Hot off the press, the tenth anniversary of the declaration of war on Iraq by the United States and the United Kingdom has arrived. George Bush and Tony Blair have received their expected criticisms, as the legacy of the latest Western invasion of the Middle East lives on in the public mind. In Britain, there are those that accuse Blair of war crimes, of neo-imperialism and of lying to the public. It is true that the justification for the invasion of Iraq has been picked apart since 2003, primarily with the discovery that Sadaam Hussein was not in fact in possession of weapons of mass destruction (WMDs). However, in the case of Blair and his government, it could be argued that the British Prime Minister was simply acting as a rational realist when he pledged his support to George Bush a year before the invasion. To support America, a policy that Blair pursued to maintain British influence in the international sphere, was in the country’s best interests. That is not to say that these notes justify any of the bloodshed or destruction that has occurred in the last decade. But for the purposes of academic discussion – for realism, war is logical and inevitable – it is interesting to observe Tony Blair as a rational actor in international politics.
The core of realism is the consideration of the immediate and the self, and only these two concepts. This is developed on the back of political thought that views all humans as rational and self-interested. Indeed, this creates quite an ignorant theory, dismissing a considerable amount of potentially important information and activity, but in some cases, and to some individuals, this philosophy is valid and acceptable.
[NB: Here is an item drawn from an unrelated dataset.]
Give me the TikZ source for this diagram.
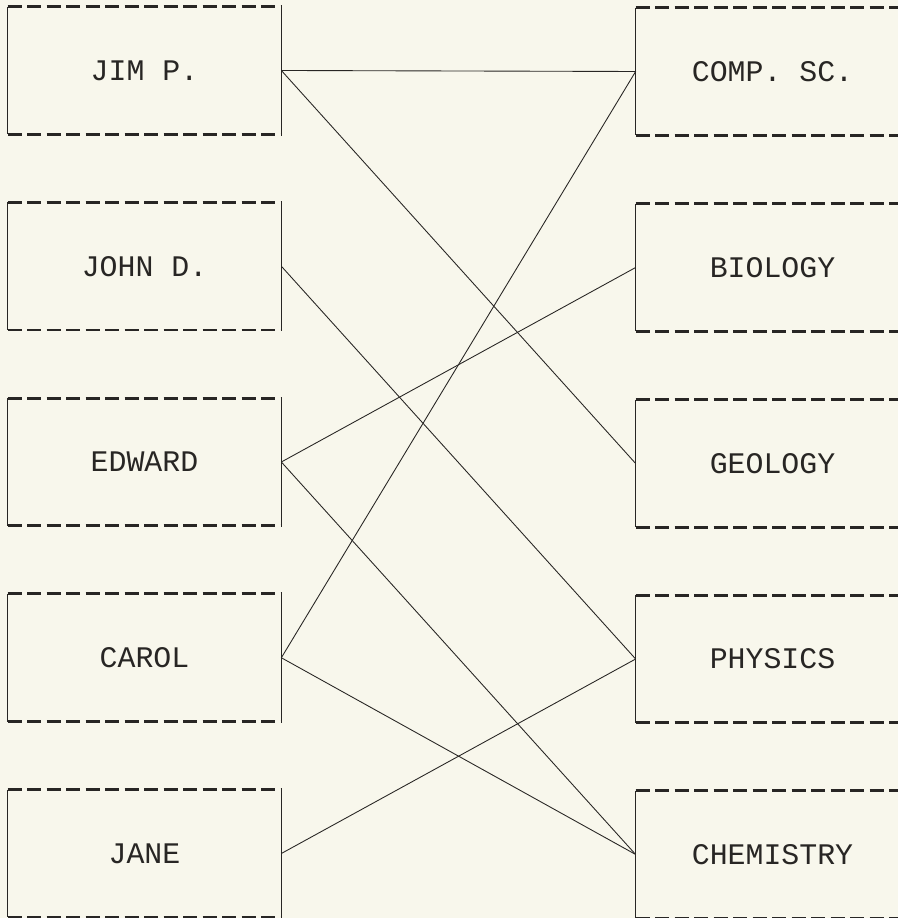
\documentclass[tikz,border=0pt]{standalone}
\usepackage{fontspec}
\setmonofont{Liberation Mono}
\definecolor{paper}{RGB}{248,247,236}
\definecolor{ink}{RGB}{40,38,36}
\begin{document}
\begin{tikzpicture}[
    card/.style={rectangle, minimum width=5.46cm, minimum height=2.54cm, inner sep=0pt, text=ink, font=\ttfamily\fontsize{17}{20}\selectfont},
    side/.style={ink, line width=0.7pt},
    rule/.style={ink, line width=1.6pt, dash pattern=on 0.28cm off 0.11cm},
    link/.style={ink, line width=0.5pt}
]
    % Page
    \fill[paper] (0,0) rectangle (17.96,18.36);
    \useasboundingbox (0,0) rectangle (17.96,18.36);

    % Left side: people
    \node[card] (jim) at (2.89, 16.95) {JIM P.};
    \node[card] (john) at (2.89, 13.035) {JOHN D.};
    \node[card] (edward) at (2.89, 9.12) {EDWARD};
    \node[card] (carol) at (2.89, 5.205) {CAROL};
    \node[card] (jane) at (2.89, 1.29) {JANE};

    % Right side: subjects
    \node[card] (comp) at (15.45, 16.93) {COMP. SC.};
    \node[card] (bio) at (15.45, 13.01) {BIOLOGY};
    \node[card] (geo) at (15.45, 9.09) {GEOLOGY};
    \node[card] (phys) at (15.45, 5.18) {PHYSICS};
    \node[card] (chem) at (15.45, 1.27) {CHEMISTRY};

    % Box edges
    \foreach \n in {jim,john,edward,carol,jane,comp,bio,geo,phys,chem} {
        \draw[side] (\n.north west) -- (\n.south west) (\n.north east) -- (\n.south east);
        \draw[rule] (\n.north west) -- (\n.north east) (\n.south west) -- (\n.south east);
    }

    % Links
    \draw[link] (jim.east) -- (comp.west);
    \draw[link] (jim.east) -- (geo.west);
    \draw[link] (john.east) -- (phys.west);
    \draw[link] (edward.east) -- (bio.west);
    \draw[link] (edward.east) -- (chem.west);
    \draw[link] (carol.east) -- (comp.west);
    \draw[link] (carol.east) -- (chem.west);
    \draw[link] (jane.east) -- (phys.west);
\end{tikzpicture}
\end{document}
Yes, in the scheme of things, Britain has lost soldiers to the war in Iraq; about £4.5bn from a ‘special reserve’; international prestige etc. America has also paid the price for going to war. What’s more is that these were predictable losses. But for the realist Blair, it is not that he ignored the potential consequences of actually going to war, but he considered Britain’s position vis-à-vis its allies in the international sphere and acted based upon those discernments instead.
Hence, this is reason that Blair pledged British support for the primarily American invasion of Iraq in 2003. He considered the Anglo-American alliance of more importance to British security than any loss that would be incurred from invading Iraq. In reality, this says more about American hegemony than British, or Blairite, realism. For America to continue to hold enough power in the international arena to manipulate British support for an illegal war – on the basis that neither the US nor the UK received a UN sanction – says something. There will no doubt be further discussion of American influence over institutions such as the UN and the Security Council, and indeed why America and its ‘butler’ Britain have been able to effectively ‘get away’ with unjustified and unsanctioned military action.
To conclude, as much as Blair should take the blame for the British involvement in the Iraq War, his viewpoint should be considered from a realist perspective. Britain, in his eyes, stood to gain more from maintaining the Anglo-American alliance than dismissing it. The nature of this ‘special relationship’ is the true matter for suspicion here. Not Tony Blair and his ‘rational realism’.